What you have to do: Look through the lines below and extract each one that contains "with".

Extracted material:
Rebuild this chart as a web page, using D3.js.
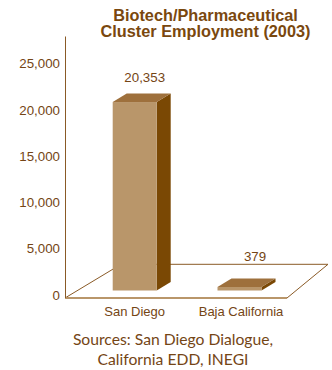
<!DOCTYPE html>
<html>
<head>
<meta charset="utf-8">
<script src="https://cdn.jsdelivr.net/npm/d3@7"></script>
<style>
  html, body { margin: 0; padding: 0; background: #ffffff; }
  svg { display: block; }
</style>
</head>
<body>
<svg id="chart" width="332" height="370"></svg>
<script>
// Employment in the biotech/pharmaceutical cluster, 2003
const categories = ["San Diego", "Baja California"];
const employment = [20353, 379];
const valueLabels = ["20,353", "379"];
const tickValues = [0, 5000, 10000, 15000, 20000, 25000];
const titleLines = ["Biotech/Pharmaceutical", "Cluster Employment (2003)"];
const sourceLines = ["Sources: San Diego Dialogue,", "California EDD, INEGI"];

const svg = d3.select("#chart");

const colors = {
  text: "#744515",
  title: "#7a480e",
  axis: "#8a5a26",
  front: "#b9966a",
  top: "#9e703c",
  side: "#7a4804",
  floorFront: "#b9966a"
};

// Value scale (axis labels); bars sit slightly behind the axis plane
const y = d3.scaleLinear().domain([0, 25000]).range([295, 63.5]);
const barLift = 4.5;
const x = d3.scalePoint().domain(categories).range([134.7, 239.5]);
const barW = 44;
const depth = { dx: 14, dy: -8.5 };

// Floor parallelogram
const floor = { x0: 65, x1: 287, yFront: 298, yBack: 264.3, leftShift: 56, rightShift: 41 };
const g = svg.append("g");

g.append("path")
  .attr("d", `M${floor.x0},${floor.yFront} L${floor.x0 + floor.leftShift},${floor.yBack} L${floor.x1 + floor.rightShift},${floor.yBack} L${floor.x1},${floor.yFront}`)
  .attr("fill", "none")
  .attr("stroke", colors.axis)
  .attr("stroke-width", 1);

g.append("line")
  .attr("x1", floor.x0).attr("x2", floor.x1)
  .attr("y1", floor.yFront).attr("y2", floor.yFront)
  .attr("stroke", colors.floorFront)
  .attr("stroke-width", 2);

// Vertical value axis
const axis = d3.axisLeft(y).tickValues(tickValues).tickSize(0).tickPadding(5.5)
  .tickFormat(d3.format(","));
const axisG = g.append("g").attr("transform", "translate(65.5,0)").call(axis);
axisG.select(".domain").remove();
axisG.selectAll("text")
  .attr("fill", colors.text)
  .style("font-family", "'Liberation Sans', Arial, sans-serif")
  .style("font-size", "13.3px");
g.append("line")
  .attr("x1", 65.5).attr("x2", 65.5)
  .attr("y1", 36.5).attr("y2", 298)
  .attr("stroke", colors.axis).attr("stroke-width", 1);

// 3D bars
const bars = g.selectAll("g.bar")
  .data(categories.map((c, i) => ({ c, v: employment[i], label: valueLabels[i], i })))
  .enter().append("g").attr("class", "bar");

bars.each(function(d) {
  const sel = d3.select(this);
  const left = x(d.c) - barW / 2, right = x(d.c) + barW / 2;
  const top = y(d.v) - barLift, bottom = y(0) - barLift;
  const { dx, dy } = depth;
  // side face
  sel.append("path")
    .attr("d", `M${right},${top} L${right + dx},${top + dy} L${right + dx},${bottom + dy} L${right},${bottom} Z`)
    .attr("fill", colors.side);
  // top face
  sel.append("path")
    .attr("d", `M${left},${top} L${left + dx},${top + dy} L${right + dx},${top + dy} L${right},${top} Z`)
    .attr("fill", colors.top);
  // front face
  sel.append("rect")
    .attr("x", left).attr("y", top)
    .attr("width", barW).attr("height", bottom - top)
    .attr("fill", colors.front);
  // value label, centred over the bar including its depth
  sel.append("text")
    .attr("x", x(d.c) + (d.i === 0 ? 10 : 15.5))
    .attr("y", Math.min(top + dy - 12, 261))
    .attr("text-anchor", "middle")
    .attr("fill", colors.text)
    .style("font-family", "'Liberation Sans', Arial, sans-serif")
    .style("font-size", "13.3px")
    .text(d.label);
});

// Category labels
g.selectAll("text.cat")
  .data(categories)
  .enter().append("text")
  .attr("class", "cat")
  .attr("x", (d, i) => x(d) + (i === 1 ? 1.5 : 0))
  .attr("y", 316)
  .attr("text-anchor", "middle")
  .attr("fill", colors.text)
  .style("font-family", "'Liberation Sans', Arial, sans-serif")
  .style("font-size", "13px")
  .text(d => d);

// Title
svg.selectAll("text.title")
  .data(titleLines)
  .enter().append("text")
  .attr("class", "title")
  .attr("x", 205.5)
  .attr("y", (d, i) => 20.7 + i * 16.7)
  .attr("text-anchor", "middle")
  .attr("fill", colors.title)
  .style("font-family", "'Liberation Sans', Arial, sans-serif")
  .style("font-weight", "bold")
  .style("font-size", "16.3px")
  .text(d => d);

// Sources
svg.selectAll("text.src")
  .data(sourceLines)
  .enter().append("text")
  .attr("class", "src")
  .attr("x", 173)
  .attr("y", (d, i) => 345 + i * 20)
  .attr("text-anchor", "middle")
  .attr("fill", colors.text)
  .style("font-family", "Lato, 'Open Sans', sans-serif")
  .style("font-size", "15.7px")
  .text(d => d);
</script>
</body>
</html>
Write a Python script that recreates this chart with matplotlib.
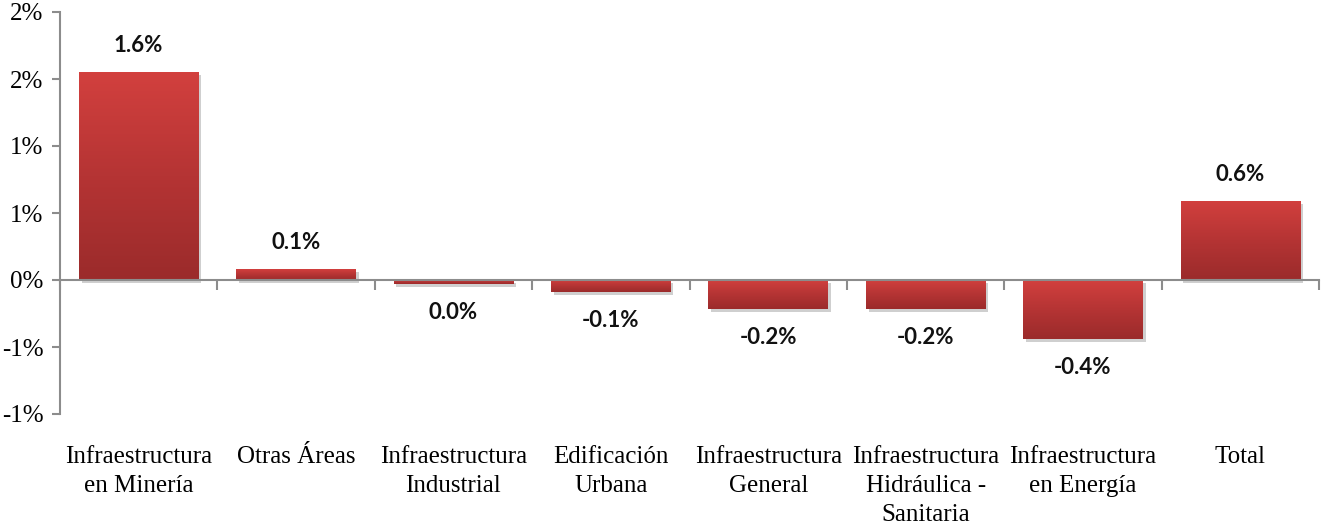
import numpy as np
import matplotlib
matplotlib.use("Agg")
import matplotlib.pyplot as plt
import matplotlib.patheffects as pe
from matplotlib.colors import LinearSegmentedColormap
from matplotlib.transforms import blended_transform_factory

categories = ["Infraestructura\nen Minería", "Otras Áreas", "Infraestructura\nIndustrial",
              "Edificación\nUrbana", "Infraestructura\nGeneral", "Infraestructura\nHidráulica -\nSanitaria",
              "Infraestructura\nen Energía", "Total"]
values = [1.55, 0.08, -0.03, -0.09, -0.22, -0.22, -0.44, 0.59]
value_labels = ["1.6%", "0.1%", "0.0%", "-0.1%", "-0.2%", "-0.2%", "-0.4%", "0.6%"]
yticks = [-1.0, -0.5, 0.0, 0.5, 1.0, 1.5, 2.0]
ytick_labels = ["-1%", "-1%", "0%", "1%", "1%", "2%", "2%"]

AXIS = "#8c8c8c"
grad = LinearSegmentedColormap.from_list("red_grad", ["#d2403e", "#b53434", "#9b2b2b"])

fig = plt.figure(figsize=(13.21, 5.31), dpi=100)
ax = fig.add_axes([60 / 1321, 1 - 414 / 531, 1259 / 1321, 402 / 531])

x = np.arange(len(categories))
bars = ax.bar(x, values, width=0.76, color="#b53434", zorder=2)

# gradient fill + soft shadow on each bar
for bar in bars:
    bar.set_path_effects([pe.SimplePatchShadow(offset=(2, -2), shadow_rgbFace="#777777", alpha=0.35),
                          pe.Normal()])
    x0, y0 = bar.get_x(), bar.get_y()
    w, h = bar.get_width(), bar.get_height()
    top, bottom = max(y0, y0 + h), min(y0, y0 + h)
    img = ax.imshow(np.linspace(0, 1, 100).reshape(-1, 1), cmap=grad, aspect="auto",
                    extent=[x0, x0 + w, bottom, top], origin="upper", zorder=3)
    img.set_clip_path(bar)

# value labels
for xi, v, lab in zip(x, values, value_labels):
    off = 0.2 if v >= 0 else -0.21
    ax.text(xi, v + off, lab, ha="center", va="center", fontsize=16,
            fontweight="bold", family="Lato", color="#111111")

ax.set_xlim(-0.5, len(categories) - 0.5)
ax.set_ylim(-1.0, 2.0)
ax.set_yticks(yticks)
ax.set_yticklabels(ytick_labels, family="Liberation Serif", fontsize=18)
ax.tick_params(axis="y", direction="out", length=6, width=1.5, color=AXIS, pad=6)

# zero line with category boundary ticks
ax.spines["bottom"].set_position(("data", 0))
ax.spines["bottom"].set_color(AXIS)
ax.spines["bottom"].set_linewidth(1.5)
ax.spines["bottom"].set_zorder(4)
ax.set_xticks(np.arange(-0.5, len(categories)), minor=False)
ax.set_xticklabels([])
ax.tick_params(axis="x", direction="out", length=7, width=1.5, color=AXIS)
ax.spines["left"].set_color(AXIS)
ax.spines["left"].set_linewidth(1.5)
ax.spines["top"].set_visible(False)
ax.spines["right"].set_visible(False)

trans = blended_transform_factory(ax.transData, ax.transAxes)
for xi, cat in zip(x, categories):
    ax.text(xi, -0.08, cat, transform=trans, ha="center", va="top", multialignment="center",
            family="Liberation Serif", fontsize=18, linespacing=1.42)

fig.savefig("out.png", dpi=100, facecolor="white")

The result:
Write a Python script that recreates this chart with matplotlib.
# zero line with category boundary ticks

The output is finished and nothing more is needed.